A Simple yet Effective ALE-FE Method for the Nonlinear Planar Dynamics of Variable-Length Flexible Rods

With recent advances in variable-length structures for use in soft actuation, energy harvesting, energy dissipation and metamaterials, the mathematical modelling and numerical simulation of physical systems with time-varying domains is becoming increasingly important. The planar nonlinear dynamics of one-dimensional elastic structures with variable domain is formulated from a Lagrangian approach by using a non-material reference frame. An Arbitrary Lagrangian-Eulerian (ALE) scheme is proposed where the domain is reparametrized based on a priori unknown configuration parameters.

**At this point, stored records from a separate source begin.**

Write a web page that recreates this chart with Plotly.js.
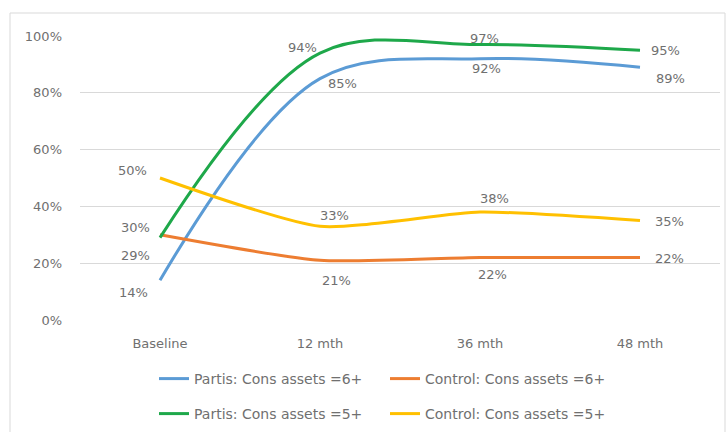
<!DOCTYPE html>
<html>
<head>
<meta charset="utf-8">
<script src="https://cdn.plot.ly/plotly-3.0.1.min.js"></script>
<style>html,body{margin:0;padding:0;background:#fff;}#chart{width:728px;height:432px;}</style>
</head>
<body>
<div id="chart"></div>
<script>
// ---- data ----
var categories = ["Baseline", "12 mth", "36 mth", "48 mth"];
var seriesNames = ["Partis: Cons assets =6+", "Control: Cons assets =6+", "Partis: Cons assets =5+", "Control: Cons assets =5+"];
var partis6 = [0.14, 0.85, 0.92, 0.89];
var control6 = [0.30, 0.21, 0.22, 0.22];
var partis5 = [0.29, 0.94, 0.97, 0.95];
var control5 = [0.50, 0.33, 0.38, 0.35];
var yTickVals = [0, 0.2, 0.4, 0.6, 0.8, 1.0];
var yTickText = ["0%", "20%", "40%", "60%", "80%", "100%"];

// ---- styles ----
var colors = ["#5B9BD5", "#ED7D31", "#1EA84A", "#FFC000"];
var smooth = [1, 0.6, 1, 0.6];
var legendGroups = ["legend", "legend", "legend2", "legend2"];
var allSeries = [partis6, control6, partis5, control5];
// label pixel offsets [dx, dy] per series per point
var labelOffsets = [
  [[-27, 12], [22, 5], [6, 10], [30, 11]],
  [[-25, -7], [16, 20], [12, 17], [29, 1]],
  [[-25, 18], [-18, -6], [4, -6], [25, 0]],
  [[-28, -8], [14, -11], [14, -14], [29, 1]]
];
var textColor = "#707070";
var fontFam = "'DejaVu Sans', sans-serif";

var traces = [];
var annotations = [];
allSeries.forEach(function (vals, i) {
  traces.push({
    type: "scatter",
    mode: "lines",
    x: categories,
    y: vals,
    name: seriesNames[i],
    legend: legendGroups[i],
    line: { color: colors[i], width: 3, shape: "spline", smoothing: smooth[i] },
    hoverinfo: "skip"
  });
  vals.forEach(function (v, j) {
    annotations.push({
      x: categories[j], y: v, xref: "x", yref: "y",
      text: Math.round(v * 100) + "%",
      showarrow: false,
      xshift: labelOffsets[i][j][0],
      yshift: -labelOffsets[i][j][1],
      font: { family: fontFam, size: 13, color: textColor }
    });
  });
});

var legendBase = {
  orientation: "h", xref: "container", yref: "container",
  x: 154 / 728, xanchor: "left", yanchor: "middle",
  entrywidth: 186, entrywidthmode: "pixels",
  font: { family: fontFam, size: 14, color: textColor },
  bgcolor: "rgba(0,0,0,0)", tracegroupgap: 0
};

var layout = {
  width: 728, height: 432,
  margin: { l: 80, r: 8, t: 36, b: 112 },
  paper_bgcolor: "#ffffff",
  plot_bgcolor: "#ffffff",
  showlegend: true,
  xaxis: {
    type: "category",
    range: [-0.5, 3.5],
    showgrid: false, zeroline: false, showline: false,
    ticks: "", ticklabelstandoff: 14,
    tickfont: { family: fontFam, size: 13, color: textColor },
    fixedrange: true
  },
  yaxis: {
    range: [0, 1],
    tickvals: yTickVals, ticktext: yTickText,
    showgrid: true, gridcolor: "#d9d9d9", gridwidth: 1,
    zeroline: false, showline: false, ticks: "",
    ticklabelstandoff: 17,
    tickfont: { family: fontFam, size: 13, color: textColor },
    fixedrange: true
  },
  legend: Object.assign({}, legendBase, { y: 1 - 379 / 432 }),
  legend2: Object.assign({}, legendBase, { y: 1 - 414 / 432 }),
  annotations: annotations,
  shapes: [{
    type: "rect", xref: "paper", yref: "paper",
    x0: -70 / 640, x1: 1.0 + 5 / 640, y0: -120 / 284, y1: 1 + 23 / 284,
    line: { color: "#d9d9d9", width: 1 }, fillcolor: "rgba(0,0,0,0)", layer: "below"
  }]
};

Plotly.newPlot("chart", traces, layout, { displayModeBar: false, staticPlot: true });
</script>
</body>
</html>
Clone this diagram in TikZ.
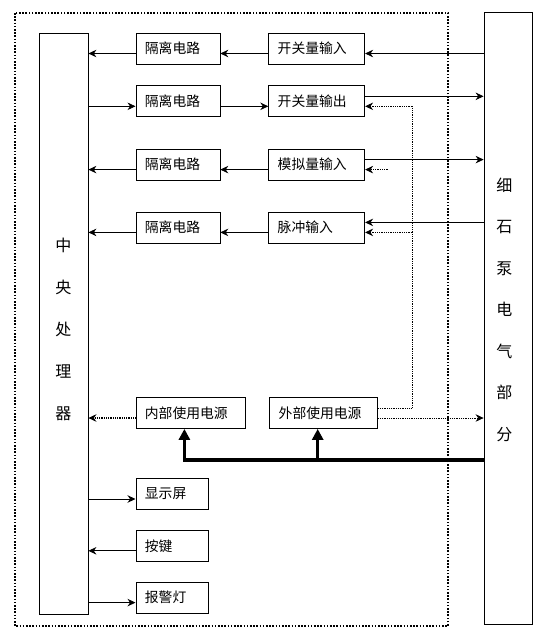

Based on this formulation, a Finite Element (FE) method is developed for theoretically predicting the evolution of a rod constrained at its ends by one or two sliding-sleeves, whose position and inclination can be varied in time, and under external loadings. Finally, case studies and instability problems are investigated to assess the reliability of the proposed formulation against others available and to demonstrate its effectiveness. With respect to previously developed methods for this type of structural problems, the present ALE-FE approach shows a strong theoretical and implementation simplicity, maintaining an efficient and fast convergence according to the cases analyzed. An open source code realized for the present ALE-FE model is made available for solving the nonlinear dynamics of planar systems constrained by one or two independent sliding sleeves. The present research paves the way for further extensions to easily implement solvers for the three-dimensional dynamics of flexible one- and two-dimensional structural systems with moving boundary conditions.